Ironically Charles's efforts, unrewarded by the hoped-for results, may have inspired a growing recognition, at least among researchers, that astrology is a spiritual endeavour not a material one. And with this recognition, in contrast to his own belief, comes the need for a separation between the spiritual and the material, between perceived inner meaning and outward reality, between astrology and science, as the constructive way forward. The hoped-for revolution is not ruled out, but it would still have to accommodate the results already obtained. Nevertheless Charles's own work, and the achievements he set in motion, have established a sound context for whatever may emerge in the future. Working to clarify these fundamental issues would be a fitting tribute to his life. Charles's contributions to astrology are commemorated by the AA's annual Charles Harvey Award for outstanding service to astrology.

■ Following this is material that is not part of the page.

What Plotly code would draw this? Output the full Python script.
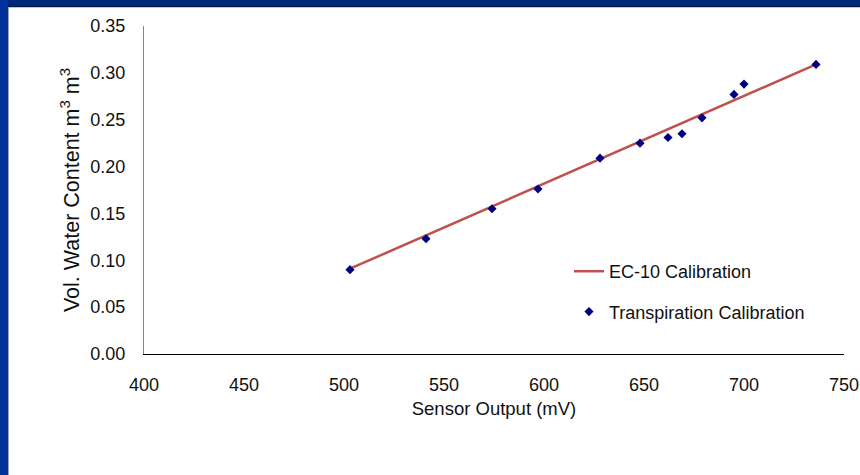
import plotly.graph_objects as go

# Transpiration-based calibration readings
sensor_mv = [503, 541, 574, 597, 628, 648, 662, 669, 679, 695, 700, 736]
vwc = [0.090, 0.123, 0.155, 0.176, 0.209, 0.225, 0.231, 0.235, 0.252, 0.277, 0.288, 0.309]

# Manufacturer EC-10 calibration line (end points)
calib_mv = [503, 736]
calib_vwc = [0.091, 0.309]

x_ticks = [400, 450, 500, 550, 600, 650, 700, 750]
y_ticks = [0.00, 0.05, 0.10, 0.15, 0.20, 0.25, 0.30, 0.35]

W, H = 860, 475
ML, MR, MT, MB = 144, 16, 26, 121
PW, PH = W - ML - MR, H - MT - MB

def px(x):
    return (x - ML) / PW

def py(y):
    return (H - MB - y) / PH

FONT = "Liberation Sans, Arial, sans-serif"

fig = go.Figure()
fig.add_trace(go.Scatter(
    x=calib_mv, y=calib_vwc, mode="lines", name="EC-10 Calibration",
    line=dict(color="#C0504D", width=2.5), legendgroup="a",
))
fig.add_trace(go.Scatter(
    x=sensor_mv, y=vwc, mode="markers", name="Transpiration Calibration",
    marker=dict(symbol="diamond", size=7, color="#000080"), legendgroup="b",
))

# Slide frame: blue bars along the top and left edges
shapes = [
    dict(type="rect", xref="paper", yref="paper", x0=px(0), x1=px(W), y0=py(0), y1=py(7),
         fillcolor="#00297C", line_width=0, layer="above"),
    dict(type="line", xref="paper", yref="paper", x0=px(8), x1=px(W), y0=py(6.5), y1=py(6.5),
         line=dict(color="#001845", width=1.5), layer="above"),
    dict(type="rect", xref="paper", yref="paper", x0=px(0), x1=px(8), y0=py(0), y1=py(H),
         fillcolor="#03319A", line_width=0, layer="above"),
    dict(type="line", xref="paper", yref="paper", x0=px(8.5), x1=px(8.5), y0=py(7), y1=py(H),
         line=dict(color="#9AA3B8", width=1), layer="above"),
]

fig.update_layout(
    width=W, height=H, autosize=False,
    margin=dict(l=ML, r=MR, t=MT, b=MB, autoexpand=False),
    paper_bgcolor="white", plot_bgcolor="white",
    font=dict(family=FONT, size=18, color="#111111"),
    showlegend=True,
    legend=dict(x=px(569), y=py(253), xanchor="left", yanchor="top",
                bgcolor="rgba(0,0,0,0)", tracegroupgap=14,
                font=dict(size=18, color="#111111")),
    shapes=shapes,
    xaxis=dict(
        range=[400, 750], tickvals=x_ticks, ticktext=[str(v) for v in x_ticks],
        showgrid=False, zeroline=False, showline=True, linecolor="#000000", linewidth=1.2,
        ticks="", ticklabelstandoff=14, automargin=False,
        title=dict(text="Sensor Output (mV)", standoff=8, font=dict(size=18.5)),
    ),
    yaxis=dict(
        range=[0, 0.35], tickvals=y_ticks, ticktext=[f"{v:.2f}" for v in y_ticks],
        showgrid=False, zeroline=False, showline=True, linecolor="#868686", linewidth=1,
        ticks="", ticklabelstandoff=14, automargin=False,
        title=dict(text="Vol. Water Content m<sup>3</sup> m<sup>3</sup>", standoff=4,
                   font=dict(size=21.5)),
    ),
)

fig.write_html("out.html", config={"displayModeBar": False})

Recipients have been Liz Greene in 2001, Olivia Barclay in 2002, and Nick Campion in 2003.

AIR group 1983 and book 1999

Left. London researchers in 1983. From left seated are Charles Harvey, Danielle Claret, Jane de Rome, Mick O'Neill. Standing are David Stevens, Nick Kollerstrom, Rowan Bayne, Martin Budd, Simon Best, Patrick Curry, Michael Startup, Graham Douglas, Jonathan Cainer. Right. Charles's last book, dedicated "To all who would hear the music of the spheres"

Other tributes
The Charles Harvey memorial issue of the Astrological Journal 42(3), May/June 2000 has 25 pages of tributes and recollections, many of them extremely moving, from some of astrology's leading names around the world. They illustrate Charles's outstanding contributions to astrology in general, and how he touched the hearts and minds of everyone he met. The astrology he loved was a topic afflicted by violent disagreements, yet Nick Campion could note (in 1994) that "through the fourteen years I have known him I have never once heard him utter a disparaging word about anyone." Full obituaries appeared in the Times (reprinted in the above memorial issue) and the Guardian. For a long obituary by Simon Best, founding editor of Correlation, see Correlation 18(2), 3-8, 2000. We thank Nick Campion for helpful comments.